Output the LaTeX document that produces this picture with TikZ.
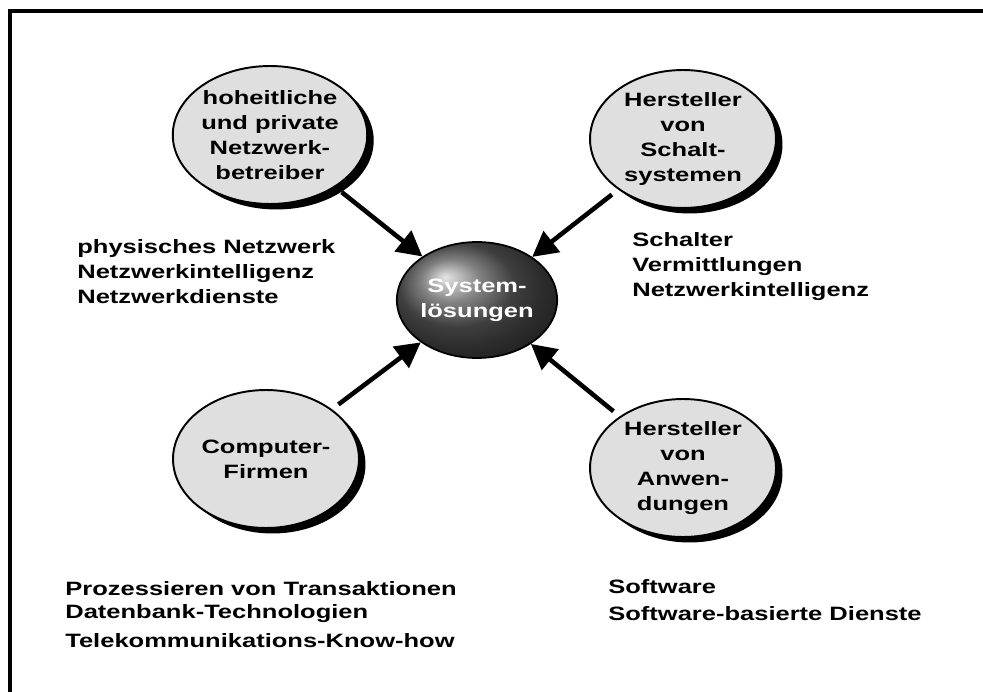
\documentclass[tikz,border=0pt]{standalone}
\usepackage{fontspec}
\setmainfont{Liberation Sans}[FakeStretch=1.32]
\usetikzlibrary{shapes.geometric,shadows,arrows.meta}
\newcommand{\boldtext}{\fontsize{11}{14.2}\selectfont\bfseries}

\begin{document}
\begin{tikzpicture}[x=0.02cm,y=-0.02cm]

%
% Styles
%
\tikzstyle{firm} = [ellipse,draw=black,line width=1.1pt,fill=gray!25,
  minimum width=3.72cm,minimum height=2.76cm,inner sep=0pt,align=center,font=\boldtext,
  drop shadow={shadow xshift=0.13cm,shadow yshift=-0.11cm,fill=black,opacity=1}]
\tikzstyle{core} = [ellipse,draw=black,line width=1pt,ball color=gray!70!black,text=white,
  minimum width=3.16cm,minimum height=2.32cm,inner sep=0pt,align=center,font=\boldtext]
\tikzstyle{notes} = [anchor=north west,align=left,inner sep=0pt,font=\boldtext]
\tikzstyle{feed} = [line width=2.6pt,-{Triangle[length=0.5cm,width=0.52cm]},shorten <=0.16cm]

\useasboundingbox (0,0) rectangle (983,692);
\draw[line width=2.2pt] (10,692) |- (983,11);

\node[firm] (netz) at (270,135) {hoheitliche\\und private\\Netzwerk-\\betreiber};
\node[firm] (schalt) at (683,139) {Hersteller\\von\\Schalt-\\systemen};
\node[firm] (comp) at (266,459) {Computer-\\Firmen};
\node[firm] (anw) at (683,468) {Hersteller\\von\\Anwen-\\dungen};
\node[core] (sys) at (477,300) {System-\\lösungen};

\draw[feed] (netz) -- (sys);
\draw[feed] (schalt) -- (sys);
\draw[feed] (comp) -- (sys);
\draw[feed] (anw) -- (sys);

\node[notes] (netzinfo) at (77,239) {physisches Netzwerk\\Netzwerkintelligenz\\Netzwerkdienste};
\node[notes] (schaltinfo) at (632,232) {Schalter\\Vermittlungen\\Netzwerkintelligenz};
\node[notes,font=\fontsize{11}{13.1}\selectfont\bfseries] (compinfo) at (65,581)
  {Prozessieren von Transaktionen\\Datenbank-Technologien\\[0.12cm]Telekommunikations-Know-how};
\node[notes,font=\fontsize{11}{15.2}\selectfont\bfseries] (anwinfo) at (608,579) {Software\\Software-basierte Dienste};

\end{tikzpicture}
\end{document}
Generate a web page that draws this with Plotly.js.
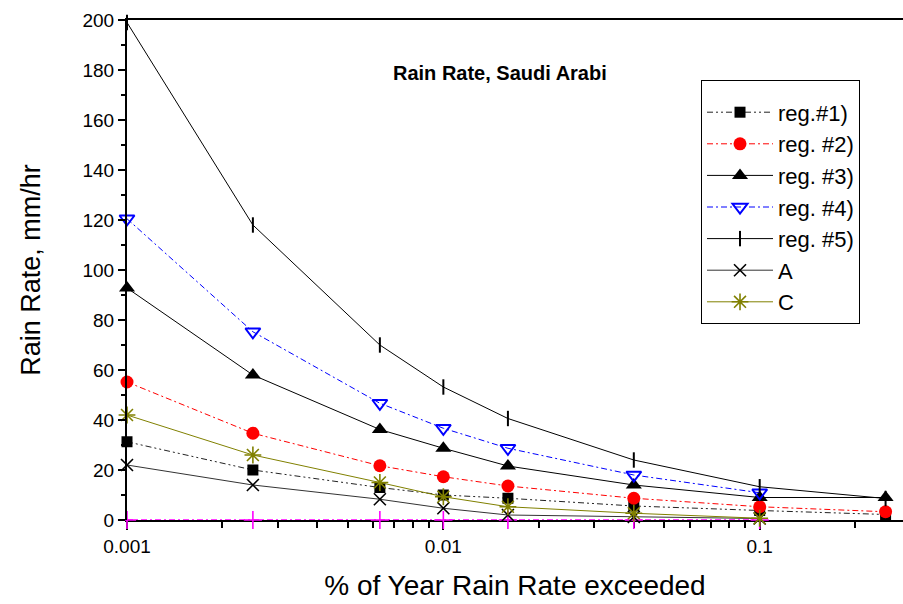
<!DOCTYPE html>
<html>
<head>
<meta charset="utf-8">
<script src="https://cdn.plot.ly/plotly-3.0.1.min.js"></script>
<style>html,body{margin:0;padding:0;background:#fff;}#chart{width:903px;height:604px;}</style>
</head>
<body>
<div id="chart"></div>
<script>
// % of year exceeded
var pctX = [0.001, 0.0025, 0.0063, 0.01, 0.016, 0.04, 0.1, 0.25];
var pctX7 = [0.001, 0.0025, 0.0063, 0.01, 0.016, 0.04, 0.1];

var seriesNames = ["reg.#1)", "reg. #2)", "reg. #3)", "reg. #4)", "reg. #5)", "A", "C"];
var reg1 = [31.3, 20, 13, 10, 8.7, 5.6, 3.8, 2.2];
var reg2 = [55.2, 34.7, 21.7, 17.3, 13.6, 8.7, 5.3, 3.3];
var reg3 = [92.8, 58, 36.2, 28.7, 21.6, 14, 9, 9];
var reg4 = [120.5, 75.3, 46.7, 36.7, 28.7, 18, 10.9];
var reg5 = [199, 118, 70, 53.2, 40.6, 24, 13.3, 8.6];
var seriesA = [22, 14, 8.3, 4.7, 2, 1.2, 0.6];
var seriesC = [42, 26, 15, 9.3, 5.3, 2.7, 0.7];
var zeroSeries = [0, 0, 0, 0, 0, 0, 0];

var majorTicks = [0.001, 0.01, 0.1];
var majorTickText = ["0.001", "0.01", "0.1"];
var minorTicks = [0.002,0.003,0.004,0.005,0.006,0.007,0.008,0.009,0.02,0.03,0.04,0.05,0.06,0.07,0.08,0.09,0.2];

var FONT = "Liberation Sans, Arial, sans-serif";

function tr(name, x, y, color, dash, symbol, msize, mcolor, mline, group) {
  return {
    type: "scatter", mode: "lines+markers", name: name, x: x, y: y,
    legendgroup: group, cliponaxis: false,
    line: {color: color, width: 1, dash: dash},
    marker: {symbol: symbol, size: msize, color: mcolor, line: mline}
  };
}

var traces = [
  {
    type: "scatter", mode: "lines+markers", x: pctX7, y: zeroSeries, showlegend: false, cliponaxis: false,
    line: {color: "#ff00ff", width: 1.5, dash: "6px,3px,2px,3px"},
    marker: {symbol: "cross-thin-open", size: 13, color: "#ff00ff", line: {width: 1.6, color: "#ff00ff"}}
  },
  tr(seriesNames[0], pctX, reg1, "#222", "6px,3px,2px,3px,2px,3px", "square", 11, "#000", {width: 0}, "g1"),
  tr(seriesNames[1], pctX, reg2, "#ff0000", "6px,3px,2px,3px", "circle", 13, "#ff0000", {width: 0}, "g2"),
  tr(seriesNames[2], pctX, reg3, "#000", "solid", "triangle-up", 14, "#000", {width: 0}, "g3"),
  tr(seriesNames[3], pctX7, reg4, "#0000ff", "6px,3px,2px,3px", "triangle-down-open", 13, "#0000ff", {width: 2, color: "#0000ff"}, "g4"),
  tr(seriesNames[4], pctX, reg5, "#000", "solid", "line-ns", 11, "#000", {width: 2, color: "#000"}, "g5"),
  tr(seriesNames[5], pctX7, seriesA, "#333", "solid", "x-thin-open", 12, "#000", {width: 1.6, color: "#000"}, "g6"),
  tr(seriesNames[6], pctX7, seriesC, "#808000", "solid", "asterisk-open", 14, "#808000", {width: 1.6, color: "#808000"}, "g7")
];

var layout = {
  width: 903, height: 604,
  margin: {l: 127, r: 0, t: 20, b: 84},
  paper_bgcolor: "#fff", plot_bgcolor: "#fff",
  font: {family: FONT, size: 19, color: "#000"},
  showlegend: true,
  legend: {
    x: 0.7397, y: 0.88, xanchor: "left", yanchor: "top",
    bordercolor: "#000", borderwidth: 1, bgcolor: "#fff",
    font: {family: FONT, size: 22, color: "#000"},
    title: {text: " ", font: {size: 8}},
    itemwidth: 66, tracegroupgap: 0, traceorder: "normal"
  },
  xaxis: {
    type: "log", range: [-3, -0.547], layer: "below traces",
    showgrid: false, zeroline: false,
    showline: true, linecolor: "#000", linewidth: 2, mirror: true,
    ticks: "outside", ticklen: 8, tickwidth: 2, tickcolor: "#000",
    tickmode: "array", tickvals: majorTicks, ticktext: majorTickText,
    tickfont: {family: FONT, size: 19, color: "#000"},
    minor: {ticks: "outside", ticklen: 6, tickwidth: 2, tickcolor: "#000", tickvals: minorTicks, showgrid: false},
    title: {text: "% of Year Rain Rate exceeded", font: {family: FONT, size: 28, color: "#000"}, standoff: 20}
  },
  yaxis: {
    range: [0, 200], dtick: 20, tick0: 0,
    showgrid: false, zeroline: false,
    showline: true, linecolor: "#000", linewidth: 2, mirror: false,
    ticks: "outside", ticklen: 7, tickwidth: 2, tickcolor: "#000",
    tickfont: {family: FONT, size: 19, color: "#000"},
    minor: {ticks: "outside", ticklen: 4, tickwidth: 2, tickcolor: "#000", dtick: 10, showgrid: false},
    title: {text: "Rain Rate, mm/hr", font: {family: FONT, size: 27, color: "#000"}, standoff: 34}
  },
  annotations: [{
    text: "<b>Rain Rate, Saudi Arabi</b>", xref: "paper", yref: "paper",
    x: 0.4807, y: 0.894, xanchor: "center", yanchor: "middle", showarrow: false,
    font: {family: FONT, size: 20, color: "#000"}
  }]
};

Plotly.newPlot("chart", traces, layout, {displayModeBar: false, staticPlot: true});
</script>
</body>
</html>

- Task requirements
Count each line above in which the string "this" appears, then state only the total.

- Expected answer
2